6.  Research.   Places like is invaluable for research.  They give readers a way to subscribe to your story so they're emailed whenever you update.  They also give you stat pages that can help you learn where your strengths are.  Watch the page views over time.  What chapters do readers come back and re-read repeatedly?  What chapters have the lowest hit count?  What happened in a chapter where the reader hit-count drastically dropped?  What chapters gave readers the urge to say something/review?  This kind of information is invaluable and it'll take your whole career to collect it through the traditional publishing route.

6.  Practice.   Fanfiction is practice.  For people like me who aren't good at keeping a scheduled journal/blog, fanfiction allows you to practice your craft in a stress-free environment.  You're not looking to sell the story to editors.  Your career isn't hinging on how many readers it gets.  Your future won't be destroyed by a bad review.  Use fanfiction to vent your imagination and unload all the garbage scenarios you've been carrying around.  Your original novel will thank you when you're looking at it with a clearer vision.  You just might get better at writing, too.  I know I did. 
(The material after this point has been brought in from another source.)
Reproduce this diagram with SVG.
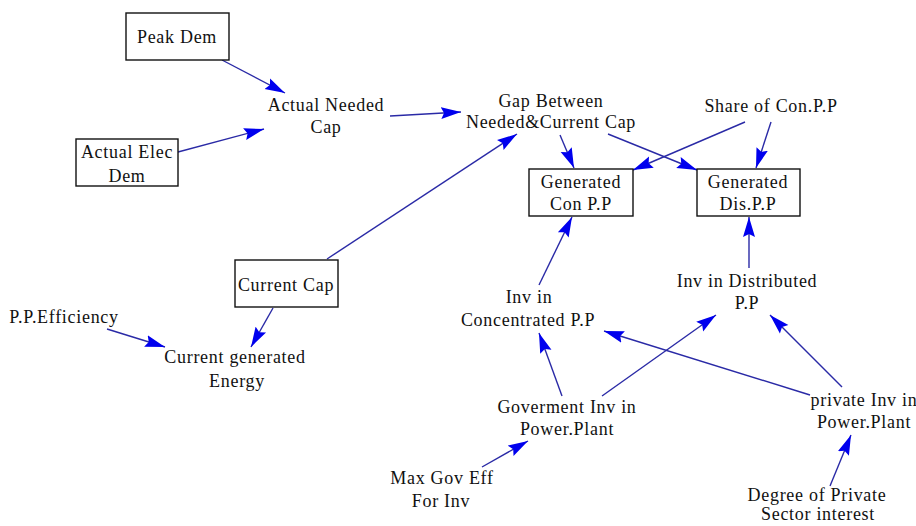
<svg xmlns="http://www.w3.org/2000/svg" width="916" height="526" viewBox="0 0 916 526">
<style>
  text { font-family: "Liberation Serif", "Times New Roman", serif; font-size: 18px; fill: #111; text-anchor: middle; letter-spacing: 0.7px; }
  .box { fill: #fff; stroke: #111; stroke-width: 1.4; }
  .link { stroke: #2a2aa6; stroke-width: 1.4; fill: none; marker-end: url(#arr); }
</style>
<defs>
  <marker id="arr" markerUnits="userSpaceOnUse" markerWidth="21" markerHeight="14" refX="20" refY="7" orient="auto">
    <path d="M0,1 L20,7 L0,13 L3,7 z" fill="#0000ee"/>
  </marker>
</defs>
<rect width="916" height="526" fill="#fff"/>
<g id="connectors">
  <line class="link" x1="222" y1="60" x2="285" y2="93"/>
  <line class="link" x1="178" y1="152" x2="264" y2="129"/>
  <line class="link" x1="390" y1="116" x2="461" y2="112"/>
  <line class="link" x1="327" y1="259" x2="517" y2="134"/>
  <line class="link" x1="560" y1="135" x2="574" y2="168"/>
  <line class="link" x1="608" y1="134" x2="697" y2="170"/>
  <line class="link" x1="745" y1="122" x2="633" y2="170"/>
  <line class="link" x1="771" y1="122" x2="756" y2="168"/>
  <line class="link" x1="539" y1="285" x2="572" y2="217"/>
  <line class="link" x1="749" y1="268" x2="749" y2="217"/>
  <line class="link" x1="562" y1="396" x2="539" y2="333"/>
  <line class="link" x1="602" y1="396" x2="716" y2="315"/>
  <line class="link" x1="810" y1="395" x2="604" y2="331"/>
  <line class="link" x1="842" y1="387" x2="770" y2="315"/>
  <line class="link" x1="482" y1="467" x2="528" y2="441"/>
  <line class="link" x1="830" y1="486" x2="851" y2="435"/>
  <line class="link" x1="107" y1="329" x2="165" y2="347"/>
  <line class="link" x1="273" y1="308" x2="251" y2="347"/>
</g>
<g id="peak-dem">
  <rect class="box" x="126" y="13" width="103" height="47"/>
  <text x="177" y="43">Peak Dem</text>
</g>
<g id="actual-elec-dem">
  <rect class="box" x="76" y="139" width="102" height="47"/>
  <text x="127" y="158">Actual Elec</text>
  <text x="127" y="182">Dem</text>
</g>
<g id="actual-needed-cap">
  <text x="326" y="111">Actual Needed</text>
  <text x="326" y="133">Cap</text>
</g>
<g id="gap">
  <text x="551" y="107">Gap Between</text>
  <text x="551" y="128">Needed&amp;Current Cap</text>
</g>
<g id="share-con-pp">
  <text x="771" y="112">Share of Con.P.P</text>
</g>
<g id="generated-con-pp">
  <rect class="box" x="529" y="169" width="104" height="47"/>
  <text x="581" y="188">Generated</text>
  <text x="581" y="210">Con P.P</text>
</g>
<g id="generated-dis-pp">
  <rect class="box" x="697" y="169" width="103" height="47"/>
  <text x="748" y="188">Generated</text>
  <text x="748" y="210">Dis.P.P</text>
</g>
<g id="inv-distributed">
  <text x="747" y="287">Inv in Distributed</text>
  <text x="747" y="309">P.P</text>
</g>
<g id="inv-concentrated">
  <text x="529" y="303">Inv in</text>
  <text x="528" y="326">Concentrated P.P</text>
</g>
<g id="current-cap">
  <rect class="box" x="235" y="260" width="103" height="47"/>
  <text x="286" y="291">Current Cap</text>
</g>
<g id="pp-efficiency">
  <text x="64" y="323">P.P.Efficiency</text>
</g>
<g id="current-generated-energy">
  <text x="235" y="363">Current generated</text>
  <text x="237" y="387">Energy</text>
</g>
<g id="gov-inv">
  <text x="567" y="413">Goverment Inv in</text>
  <text x="567" y="435">Power.Plant</text>
</g>
<g id="max-gov-eff">
  <text x="442" y="484">Max Gov Eff</text>
  <text x="441" y="507">For Inv</text>
</g>
<g id="private-inv">
  <text x="864" y="406">private Inv in</text>
  <text x="864" y="428">Power.Plant</text>
</g>
<g id="degree-private">
  <text x="817" y="501">Degree of Private</text>
  <text x="818" y="520">Sector interest</text>
</g>
</svg>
Having said all that, there's also things you WON'T learn through fanfiction.  Here are a few things that I didn't consciously know about until I felt ready to shop my first novel (the one that's now shelved):

1.  Showing good, telling bad. 
2.  Passive writing is boring. 
3.  Flashbacks remove immediacy.
4.  Chapter length affects pacing.
5.  Too much description shuts down the imagination.
6.  Realistic dialogue doesn't make good dialogue.

Well, I think that's it for now.  Most of this was rambling, but hopefully you gained some perspective on fanfiction.  It has its pros and cons like anything else.  The industry treats it like the black sheep, but experiencing it can only make an author grow.